DILLI PRASAD JAISI: (Through interpreter) One buffalo costs 20,000 rupees. If it dies because a menstruating woman touched it, is the government going to pay for that?

UNIDENTIFIED PERSON #1: (Foreign language spoken).

UNIDENTIFIED PERSON #2: (Foreign language spoken).

PREISS: Dilli Prasad Jaisi takes us inside, where he treats spiritual ailments. As we enter the smoky room, his wife calls out to make sure we don't have our periods.

UNIDENTIFIED PERSON #2: (Foreign language spoken).

PREISS: A few hours away, Ratna Tamata rings a bell at a community temple under construction in Ramaroshan.


RATNA TAMATA: (Foreign language spoken).

PREISS: In these small temples endorsed by the village's shamans, families can keep their sacred items.
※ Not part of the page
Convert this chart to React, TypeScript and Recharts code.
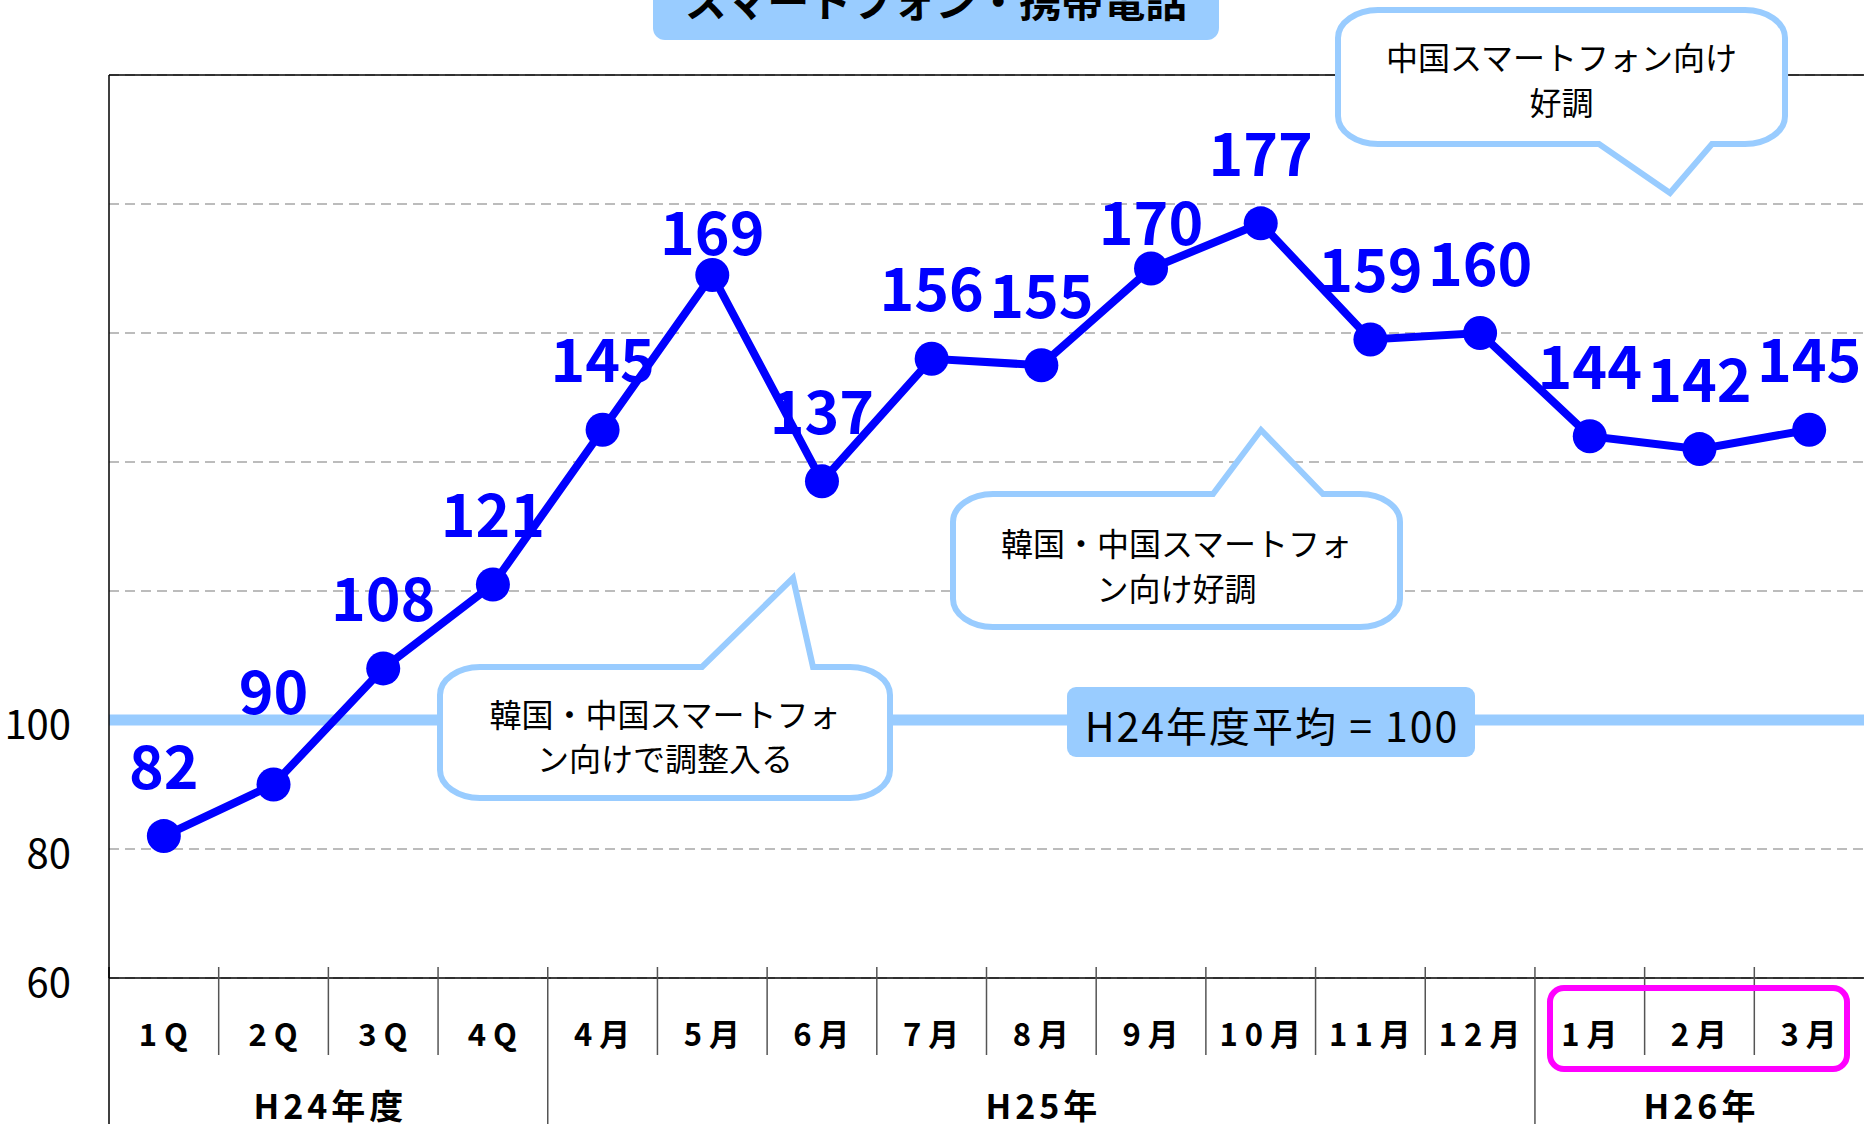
import React from 'react';
import { LineChart, Line, XAxis, YAxis, CartesianGrid, ReferenceLine, LabelList } from 'recharts';

// 指数（H24年度平均 = 100）
const categories = ['1Q', '2Q', '3Q', '4Q', '4月', '5月', '6月', '7月', '8月', '9月', '10月', '11月', '12月', '1月', '2月', '3月'];
const periods = [
  'H24年度', 'H24年度', 'H24年度', 'H24年度',
  'H25年', 'H25年', 'H25年', 'H25年', 'H25年', 'H25年', 'H25年', 'H25年', 'H25年',
  'H26年', 'H26年', 'H26年',
];
const indexValues = [82, 90, 108, 121, 145, 169, 137, 156, 155, 170, 177, 159, 160, 144, 142, 145];
const yTicks = [60, 80, 100, 120, 140, 160, 180, 200];
const yLabelTicks = [60, 80, 100];
const baselineValue = 100;

const data = categories.map((name, i) => ({ name, period: periods[i], value: indexValues[i] }));

const W = 1864;
const H = 1124;
const TOP = 75;
const Y_AXIS_W = 109;
const X_AXIS_H = 146;
const BAND = (W - Y_AXIS_W) / categories.length;

const JP = "'Noto Sans CJK JP', 'Noto Sans', sans-serif";
const LIGHT_BLUE = '#99CCFF';
const BLUE = '#0000FF';

// how far above the dot each value label sits (most are 73px)
const LABEL_LIFT: Record<number, number> = { 1: 96, 5: 45, 9: 49 };

function CategoryTick(props: any) {
  const { x, y, payload } = props;
  const i = props.index ?? payload.index;
  const left = x - BAND / 2;
  const groupStart = i === 0 || periods[i] !== periods[i - 1];
  let group = null;
  if (groupStart) {
    let n = 0;
    while (i + n < periods.length && periods[i + n] === periods[i]) n++;
    group = (
      <text x={left + (n * BAND) / 2 + 2} y={y + 126} textAnchor="middle" dominantBaseline="central"
        fontSize={34} fontWeight={700} fontFamily={JP} fill="#000" style={{ letterSpacing: 4 }}>
        {periods[i]}
      </text>
    );
  }
  return (
    <g>
      <line x1={left} x2={left} y1={y - 11} y2={groupStart ? H : y + 77}
        stroke={i === 0 ? '#000' : '#555'} strokeWidth={1.5} />
      <text x={x + 3} y={y + 54} textAnchor="middle" dominantBaseline="central"
        fontSize={31} fontWeight={700} fontFamily={JP} fill="#000" style={{ letterSpacing: 7 }}>
        {payload.value}
      </text>
      {group}
    </g>
  );
}

function ValueTick(props: any) {
  const { x, y, payload } = props;
  if (!yLabelTicks.includes(payload.value)) return <g />;
  return (
    <text x={x} y={y + 2} textAnchor="end" dominantBaseline="central" fontSize={40}
      fontFamily={JP} fill="#000">
      {payload.value}
    </text>
  );
}

function renderValueLabel(props: any) {
  const x = props.x ?? props.viewBox?.x;
  const y = props.y ?? props.viewBox?.y;
  const lift = LABEL_LIFT[props.index] ?? 73;
  return (
    <text key={props.index} x={x} y={y - lift} textAnchor="middle" dominantBaseline="central"
      fill={BLUE} fontSize={59} fontWeight={700} fontFamily={JP}>
      {props.value}
    </text>
  );
}

type Tail = { side: 'top' | 'bottom'; a: number; b: number; tx: number; ty: number };

function calloutPath(x: number, y: number, w: number, h: number, rx: number, ry: number, t: Tail) {
  let d = `M ${x + rx} ${y}`;
  if (t.side === 'top') d += ` L ${t.a} ${y} L ${t.tx} ${t.ty} L ${t.b} ${y}`;
  d += ` L ${x + w - rx} ${y} A ${rx} ${ry} 0 0 1 ${x + w} ${y + ry}`;
  d += ` L ${x + w} ${y + h - ry} A ${rx} ${ry} 0 0 1 ${x + w - rx} ${y + h}`;
  if (t.side === 'bottom') d += ` L ${t.b} ${y + h} L ${t.tx} ${t.ty} L ${t.a} ${y + h}`;
  d += ` L ${x + rx} ${y + h} A ${rx} ${ry} 0 0 1 ${x} ${y + h - ry}`;
  d += ` L ${x} ${y + ry} A ${rx} ${ry} 0 0 1 ${x + rx} ${y} Z`;
  return d;
}

function Callout({ x, y, w, h, tail, lines, lineY }: { x: number; y: number; w: number; h: number; tail: Tail; lines: string[]; lineY: number[] }) {
  return (
    <g>
      <path d={calloutPath(x, y, w, h, 40, 28, tail)} fill="#fff" stroke={LIGHT_BLUE} strokeWidth={6} strokeLinejoin="miter" />
      {lines.map((s, k) => (
        <text key={k} x={x + w / 2} y={lineY[k]} textAnchor="middle" dominantBaseline="central"
          fontSize={32} fontFamily={JP} fill="#000">
          {s}
        </text>
      ))}
    </g>
  );
}

function Annotations() {
  return (
    <svg width={W} height={H} style={{ position: 'absolute', left: 0, top: 0, pointerEvents: 'none' }}>
      {/* title */}
      <rect x={653} y={-20} width={566} height={60} rx={12} fill={LIGHT_BLUE} />
      <text x={936} y={17} textAnchor="middle" fontSize={42} fontWeight={700} fontFamily={JP} fill="#000">
        スマートフォン・携帯電話
      </text>

      {/* average label */}
      <rect x={1067} y={687} width={408} height={70} rx={9} fill={LIGHT_BLUE} />
      <text x={1272} y={724} textAnchor="middle" dominantBaseline="central" fontSize={41} fontFamily={JP} fill="#000"
        style={{ letterSpacing: 2 }}>
        H24年度平均 = 100
      </text>

      <Callout x={1338} y={10} w={447} h={134}
        tail={{ side: 'bottom', a: 1599, b: 1712, tx: 1670, ty: 193 }}
        lines={['中国スマートフォン向け', '好調']} lineY={[56, 101]} />
      <Callout x={953} y={494} w={447} h={133}
        tail={{ side: 'top', a: 1213, b: 1323, tx: 1261, ty: 430 }}
        lines={['韓国・中国スマートフォ', 'ン向け好調']} lineY={[542, 587]} />
      <Callout x={440} y={667} w={450} h={131}
        tail={{ side: 'top', a: 702, b: 813, tx: 793, ty: 578 }}
        lines={['韓国・中国スマートフォ', 'ン向けで調整入る']} lineY={[713, 757]} />

      {/* H26 highlight */}
      <rect x={1550} y={988} width={297} height={81} rx={14} fill="none" stroke="#FF00FF" strokeWidth={6} />
    </svg>
  );
}

export default function App() {
  return (
    <div style={{ position: 'absolute', left: 0, top: 0, width: W, height: H, background: '#fff', overflow: 'hidden' }}>
      <LineChart width={W} height={H} data={data} margin={{ top: TOP, right: 0, bottom: 0, left: 0 }}>
        <CartesianGrid vertical={false} stroke="#A6A6A6" strokeWidth={1.5} strokeDasharray="10 6" />
        <XAxis
          dataKey="name"
          interval={0}
          height={X_AXIS_H}
          padding={{ left: BAND / 2, right: BAND / 2 }}
          tickLine={false}
          tickSize={0}
          tickMargin={0}
          axisLine={{ stroke: '#000', strokeWidth: 1.5 }}
          tick={<CategoryTick />}
        />
        <YAxis
          type="number"
          domain={[60, 200]}
          ticks={yTicks}
          width={Y_AXIS_W}
          tickLine={false}
          tickSize={0}
          tickMargin={38}
          axisLine={{ stroke: '#000', strokeWidth: 1.5 }}
          tick={<ValueTick />}
        />
        <ReferenceLine y={200} stroke="#000" strokeWidth={1.5} />
        <ReferenceLine y={baselineValue} stroke={LIGHT_BLUE} strokeWidth={11} />
        <Line
          type="linear"
          dataKey="value"
          stroke={BLUE}
          strokeWidth={8}
          dot={{ r: 17, fill: BLUE, stroke: 'none', strokeWidth: 0 }}
          activeDot={false}
          isAnimationActive={false}
        >
          <LabelList dataKey="value" content={renderValueLabel} />
        </Line>
      </LineChart>
      <Annotations />
    </div>
  );
}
This means God is now outside the house, so women can stay in without breaking the rules.

TAMATA: (Through interpreter) We still need to pray. But for our safety, now we put God outside.

PREISS: The shamans' campaign helps a group of women activists push back in their own way. They want women to stay inside too.

UNIDENTIFIED ACTIVISTS: (Singing in foreign language).

PREISS: "Men and women are equal; their blood is the same," sing the women.

GANGA DEVI SAUD: (Foreign language spoken).

PREISS: The group's leader, Ganga Devi Saud, says the law can create fear, but the women themselves can show how nothing bad will happen from abandoning the practice. It's a message the women in Timalsena agree with. For NPR News, I'm Danielle Preiss in Achham, Nepal.